§ **Stated goal**
In the records that follow, show each line where the word "this" is present.

Extracted records
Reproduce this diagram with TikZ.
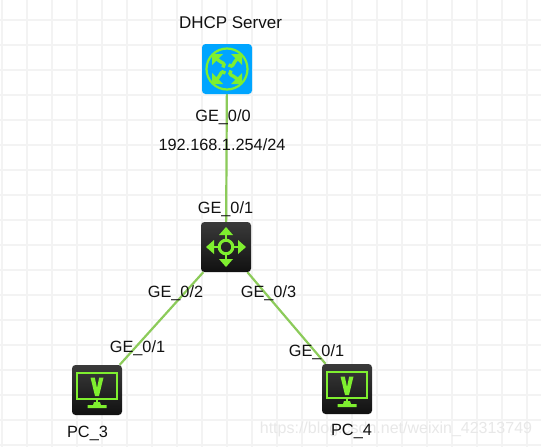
\documentclass[tikz,border=0pt]{standalone}
\usepackage{fontspec}
\setmainfont{Liberation Sans}
\usetikzlibrary{backgrounds}
\definecolor{gridc}{HTML}{F3F3F3}
\definecolor{linkc}{HTML}{8CCB5A}
\definecolor{iconc}{HTML}{7FEF2F}
\definecolor{skyc}{HTML}{00A5FF}
\definecolor{txtc}{HTML}{111111}
\definecolor{markc}{HTML}{E8E8E8}
\definecolor{boxtop}{HTML}{3A3A3A}
\definecolor{boxbot}{HTML}{111111}
\tikzset{
  x=1pt,y=-1pt,
  lbl/.style={font=\fontsize{16.3}{18}\selectfont,text=txtc,inner sep=0pt,anchor=base},
  devbox/.style={minimum size=50pt,inner sep=0pt,rounded corners=3.5pt,draw=none},
  darkbox/.style={devbox,top color=boxtop,bottom color=boxbot},
  bluebox/.style={devbox,fill=skyc},
  link/.style={draw=linkc,line width=2.2pt},
  glyph/.style={draw=iconc,line width=2.6pt},
  pics/router/.style={code={
    \draw[glyph,line width=2.2pt] (0,0) circle[radius=20.5];
    \foreach \ang in {0,90,180,270}{
      \begin{scope}[rotate=\ang]
        \fill[iconc] (15,-15) -- (15,-4) -- (4,-15) -- cycle;
        \draw[glyph,line width=3.4pt] (10,-10) .. controls (5,-5) and (7,-1) .. (1.5,-4);
      \end{scope}
    }
  }},
  pics/hub/.style={code={
    \draw[glyph,line width=3pt] (0,0) circle[radius=6.8];
    \foreach \ang in {0,90,180,270}{
      \begin{scope}[rotate=\ang]
        \draw[glyph] (8,0) -- (13,0);
        \fill[iconc] (20,0) -- (12,-7) -- (12,7) -- cycle;
      \end{scope}
    }
  }},
  pics/screen/.style={code={
    \draw[glyph,line width=2.6pt] (-20,-17) rectangle (20,9);
    \fill[iconc] (-6.5,-12.5) -- (-2.2,-12.5) -- (0,-2) -- (2.2,-12.5) -- (6.5,-12.5) -- (2,6) -- (-2,6) -- cycle;
    \fill[iconc] (-1,9) rectangle (1,13);
    \fill[iconc] (-3,12) -- (3,12) -- (4,15) -- (9.5,15) -- (9.5,18) -- (-9.5,18) -- (-9.5,15) -- (-4,15) -- cycle;
  }}
}
\begin{document}
\begin{tikzpicture}
\useasboundingbox (0,0) rectangle (541,447);

\node[lbl,text=markc,font=\fontsize{16}{18}\selectfont] (wm) at (396,433) {https://blog.csdn.net/weixin\_42313749};

\node[bluebox] (srv) at (227,69) {};
\node[darkbox] (sw) at (226,247) {};
\node[darkbox] (pca) at (97,390) {};
\node[darkbox] (pcb) at (347,389) {};

\begin{scope}[on background layer]
  \fill[white] (0,0) rectangle (541,447);
  \foreach \gx in {2,27,...,527}{\draw[gridc,line width=2pt] (\gx,0) -- (\gx,447);}
  \foreach \gy in {20,45,...,445}{\draw[gridc,line width=2pt] (0,\gy) -- (541,\gy);}
  \draw[link] (srv) -- (sw);
  \draw[link] (sw) -- (pca);
  \draw[link] (sw) -- (pcb);
\end{scope}

\pic at (srv) {router};
\pic at (sw) {hub};
\pic at (pca) {screen};
\pic at (pcb) {screen};

\node[lbl,font=\fontsize{17}{19}\selectfont] (t1) at (230.5,28) {DHCP Server};
\node[lbl] (t2) at (223,121) {GE\_0/0};
\node[lbl] (t3) at (222,150) {192.168.1.254/24};
\node[lbl] (t4) at (225.5,213) {GE\_0/1};
\node[lbl] (t5) at (175.5,297) {GE\_0/2};
\node[lbl] (t6) at (268.5,297) {GE\_0/3};
\node[lbl] (t7) at (137.5,352) {GE\_0/1};
\node[lbl] (t8) at (316.5,356) {GE\_0/1};
\node[lbl] (t9) at (87.5,437) {PC\_3};
\node[lbl] (t10) at (351.5,435) {PC\_4};
\end{tikzpicture}
\end{document}
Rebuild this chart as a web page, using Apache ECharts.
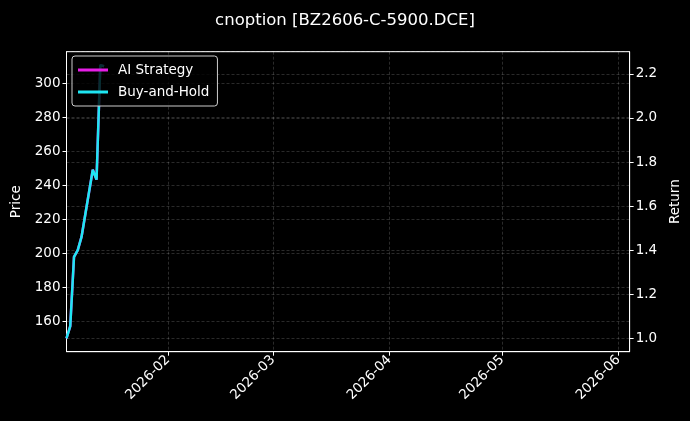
<!DOCTYPE html>
<html>
<head>
<meta charset="utf-8">
<script src="https://cdn.jsdelivr.net/npm/echarts@6/dist/echarts.min.js"></script>
<style>
  html, body { margin: 0; padding: 0; background: #000; }
  #chart { width: 690px; height: 421px; }
</style>
</head>
<body>
<div id="chart"></div>
<script>
// 数据
var titleText = 'cnoption [BZ2606-C-5900.DCE]';
var dates = ['2026-01-05','2026-01-06','2026-01-07','2026-01-08','2026-01-09',
             '2026-01-12','2026-01-13','2026-01-14','2026-01-15'];
var aiReturn = [1.00, 1.055, 1.37, 1.40, 1.46, 1.765, 1.72, 2.24, 2.235];
var bhReturn = [1.00, 1.055, 1.37, 1.40, 1.46, 1.765, 1.72, 2.24, 2.235];
var monthTicks = ['2026-02-01','2026-03-01','2026-04-01','2026-05-01','2026-06-01'];
var xRange = ['2026-01-05','2026-06-04'];
var priceRange = [142.4, 318.6];
var returnRange = [0.939, 2.301];

function ts(d) { return new Date(d + 'T00:00:00').getTime(); }
function pairs(vals) {
    var out = [];
    for (var i = 0; i < dates.length; i++) {
        out.push([ts(dates[i]), vals[i]]);
    }
    return out;
}
var monthTs = monthTicks.map(ts);

var font = 'DejaVu Sans';
var fs = 13.5;
var gridLine = { show: true, lineStyle: { color: 'rgba(255,255,255,0.28)', type: [3, 2], width: 0.6 } };

var chart = echarts.init(document.getElementById('chart'));
var option = {
    backgroundColor: '#000',
    animation: false,
    textStyle: { fontFamily: font },
    title: {
        text: titleText,
        left: 'center',
        top: 7,
        textStyle: { color: '#fff', fontSize: 16.5, fontWeight: 'normal', fontFamily: font }
    },
    legend: {
        orient: 'vertical',
        left: 72,
        top: 56,
        padding: [7, 8, 7, 6],
        itemGap: 8,
        itemWidth: 30,
        itemHeight: 3,
        icon: 'rect',
        backgroundColor: 'rgba(0,0,0,0.8)',
        borderColor: '#cccccc',
        borderWidth: 1,
        borderRadius: 3,
        textStyle: { color: '#fff', fontSize: fs, fontFamily: font, padding: [0, 0, 0, 5] },
        data: ['AI Strategy', 'Buy-and-Hold']
    },
    grid: {
        left: 66.5,
        right: 60,
        top: 51.7,
        bottom: 69.3,
        show: true,
        borderColor: '#fff',
        borderWidth: 1
    },
    xAxis: {
        type: 'value',
        min: ts(xRange[0]),
        max: ts(xRange[1]),
        axisLine: { show: true, onZero: false, lineStyle: { color: '#fff' } },
        axisTick: { show: true, customValues: monthTs, length: 4, lineStyle: { color: '#fff' } },
        axisLabel: {
            customValues: monthTs,
            rotate: 45,
            color: '#fff',
            fontSize: fs,
            fontFamily: font,
            margin: 6,
            formatter: function (v) {
                var d = new Date(v);
                var m = d.getMonth() + 1;
                return d.getFullYear() + '-' + (m < 10 ? '0' + m : m);
            }
        },
        splitLine: gridLine
    },
    yAxis: [
        {
            type: 'value',
            name: 'Price',
            nameLocation: 'middle',
            nameRotate: 90,
            nameGap: 43,
            nameTextStyle: { color: '#fff', fontSize: fs, fontFamily: font },
            min: priceRange[0],
            max: priceRange[1],
            minInterval: 20,
            maxInterval: 20,
            axisLine: { show: true, lineStyle: { color: '#fff' } },
            axisTick: { show: true, length: 4, lineStyle: { color: '#fff' } },
            axisLabel: {
                color: '#fff', fontSize: fs, fontFamily: font, margin: 6,
                showMinLabel: false, showMaxLabel: false,
                formatter: function (v) {
                    return Math.abs(v / 20 - Math.round(v / 20)) < 1e-6 ? String(Math.round(v)) : '';
                }
            },
            splitLine: gridLine
        },
        {
            type: 'value',
            name: 'Return',
            position: 'right',
            nameLocation: 'middle',
            nameRotate: 90,
            nameGap: 36,
            nameTextStyle: { color: '#fff', fontSize: fs, fontFamily: font },
            min: returnRange[0],
            max: returnRange[1],
            minInterval: 0.2,
            maxInterval: 0.2,
            axisLine: { show: true, lineStyle: { color: '#fff' } },
            axisTick: { show: true, length: 4, lineStyle: { color: '#fff' } },
            axisLabel: {
                color: '#fff', fontSize: fs, fontFamily: font, margin: 6,
                showMinLabel: false, showMaxLabel: false,
                formatter: function (v) {
                    return Math.abs(v / 0.2 - Math.round(v / 0.2)) < 1e-6 ? v.toFixed(1) : '';
                }
            },
            splitLine: gridLine
        }
    ],
    series: [
        {
            name: 'AI Strategy',
            type: 'line',
            yAxisIndex: 1,
            symbol: 'none',
            data: pairs(aiReturn),
            itemStyle: { color: '#e61ee6' },
            lineStyle: { color: '#e61ee6', width: 2.5 }
        },
        {
            name: 'Buy-and-Hold',
            type: 'line',
            yAxisIndex: 1,
            symbol: 'none',
            data: pairs(bhReturn),
            itemStyle: { color: '#1ee6f2' },
            lineStyle: { color: '#1ee6f2', width: 2.5 }
        }
    ]
};
chart.setOption(option);
</script>
</body>
</html>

§ **Written answer**
Reproduce this diagram with TikZ.
Rebuild this chart as a web page, using Apache ECharts.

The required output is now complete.